The underlying technology continues to advance, with developments in scalability, security, and interoperability creating new possibilities for digital assets. Institutional interest remains strong, driven by the potential for diversification and new revenue streams, especially if regulatory clarity improves in key markets. We might see further consolidation among exchanges, with well-capitalized, compliant platforms gaining market share. There is also a growing understanding that crypto is not monolithic; different assets will behave differently, driven by their unique use cases and market dynamics.

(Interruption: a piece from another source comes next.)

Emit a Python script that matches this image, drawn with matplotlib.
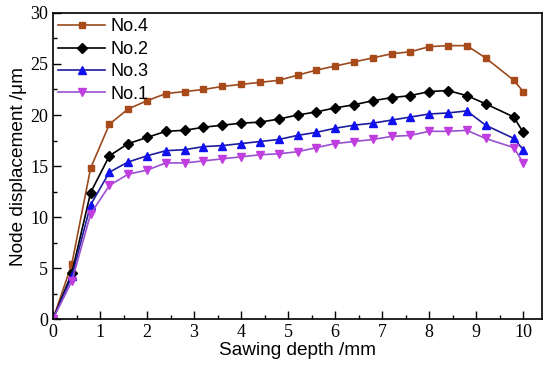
import matplotlib
matplotlib.use("Agg")
import matplotlib.pyplot as plt
from matplotlib.ticker import MultipleLocator

# Sawing depth (mm) and node displacement (um)
depth = [0, 0.4, 0.8, 1.2, 1.6, 2.0, 2.4, 2.8, 3.2, 3.6, 4.0, 4.4, 4.8, 5.2,
         5.6, 6.0, 6.4, 6.8, 7.2, 7.6, 8.0, 8.4, 8.8, 9.2, 9.8, 10.0]

no4 = [0, 5.4, 14.8, 19.1, 20.6, 21.4, 22.1, 22.3, 22.5, 22.8, 23.0, 23.2, 23.4,
       23.9, 24.4, 24.8, 25.2, 25.6, 26.0, 26.2, 26.7, 26.8, 26.8, 25.6, 23.4, 22.3]
no2 = [0, 4.5, 12.4, 16.0, 17.2, 17.8, 18.4, 18.5, 18.8, 19.0, 19.2, 19.3, 19.6,
       20.0, 20.3, 20.7, 21.0, 21.4, 21.7, 21.9, 22.3, 22.4, 21.9, 21.1, 19.8, 18.3]
no3 = [0, 4.2, 11.2, 14.4, 15.4, 16.0, 16.5, 16.6, 16.9, 17.0, 17.2, 17.4, 17.6,
       18.0, 18.3, 18.7, 19.0, 19.2, 19.5, 19.8, 20.1, 20.2, 20.4, 19.0, 17.7, 16.6]
no1 = [0, 3.7, 10.3, 13.1, 14.2, 14.6, 15.3, 15.3, 15.5, 15.7, 15.9, 16.1, 16.2,
       16.4, 16.8, 17.2, 17.4, 17.6, 17.9, 18.0, 18.4, 18.4, 18.5, 17.7, 16.8, 15.3]

fig = plt.figure(figsize=(5.5, 3.8), dpi=100)
ax = fig.add_axes([0.0964, 0.1605, 0.8891, 0.8053])

ax.plot(depth, no4, color="#9b4a1e", marker="s", markersize=5,
        markerfacecolor="#a84a1a", markeredgecolor="#a84a1a", lw=1.2, label="No.4")
ax.plot(depth, no2, color="black", marker="D", markersize=5,
        markerfacecolor="black", lw=1.2, label="No.2")
ax.plot(depth, no3, color="#1c1c9c", marker="^", markersize=6,
        markerfacecolor="#1010f0", markeredgecolor="#1010f0", lw=1.2, label="No.3")
ax.plot(depth, no1, color="#9a50d0", marker="v", markersize=6,
        markerfacecolor="#c03ee0", markeredgecolor="#c03ee0", lw=1.2, label="No.1")

ax.set_xlim(0, 10.4)
ax.set_ylim(0, 30)
ax.xaxis.set_major_locator(MultipleLocator(1))
ax.xaxis.set_minor_locator(MultipleLocator(0.5))
ax.yaxis.set_major_locator(MultipleLocator(5))
ax.yaxis.set_minor_locator(MultipleLocator(2.5))
ax.tick_params(which="both", direction="in", top=False, right=False, width=1)
ax.tick_params(which="major", length=6)
ax.tick_params(which="minor", length=3)
for lab in ax.get_xticklabels() + ax.get_yticklabels():
    lab.set_fontfamily("Liberation Serif")
    lab.set_fontsize(13)
for s in ax.spines.values():
    s.set_linewidth(1.2)

ax.set_xlabel("Sawing depth /mm", fontfamily="Liberation Sans", fontsize=13.7, labelpad=1)
ax.set_ylabel("Node displacement /\u03bcm", fontfamily="Liberation Sans", fontsize=13.7, labelpad=2)

ax.legend(loc="upper left", frameon=False, prop={"family": "Liberation Sans", "size": 13},
          handlelength=2.6, borderaxespad=0.05, labelspacing=0.3, handletextpad=0.3,
          borderpad=0.25)

fig.savefig("out.png", dpi=100)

However, macroeconomic headwinds, such as interest rate policies and global economic stability, will continue to play a crucial role in market sentiment. The ongoing regulatory divergence will ensure that the market remains regionally distinct, with different "speeds" of adoption and innovation in various parts of the world. Liquidity fragmentation will necessitate smarter trading solutions, and the demand for verifiable transparency will only intensify.

Overall, the vibe for late 2025 appears to be one of cautious optimism. The market is learning, adapting, and growing up, but not without its growing pains. It is a period where strategic positioning, regulatory foresight, and a commitment to trust will define success for exchanges and shape the experience for investors.

The Road Ahead for Digital Asset Exchanges

The insights from the Benchmark report paint a clear picture: the crypto exchange landscape is rapidly maturing, becoming more sophisticated and execution-focused. Yet, this evolution is not uniform. The divergence of regional licensing, the resulting fragmentation of liquidity, and the inconsistent strides in transparency are creating an increasingly uneven terrain.

For participants in this dynamic market, understanding these shifting geographies of exchange quality is crucial. As we look towards 2026 and beyond, adaptability, a focus on compliant and secure operations, and a commitment to building trust will be the hallmarks of success in the ever-evolving world of digital assets.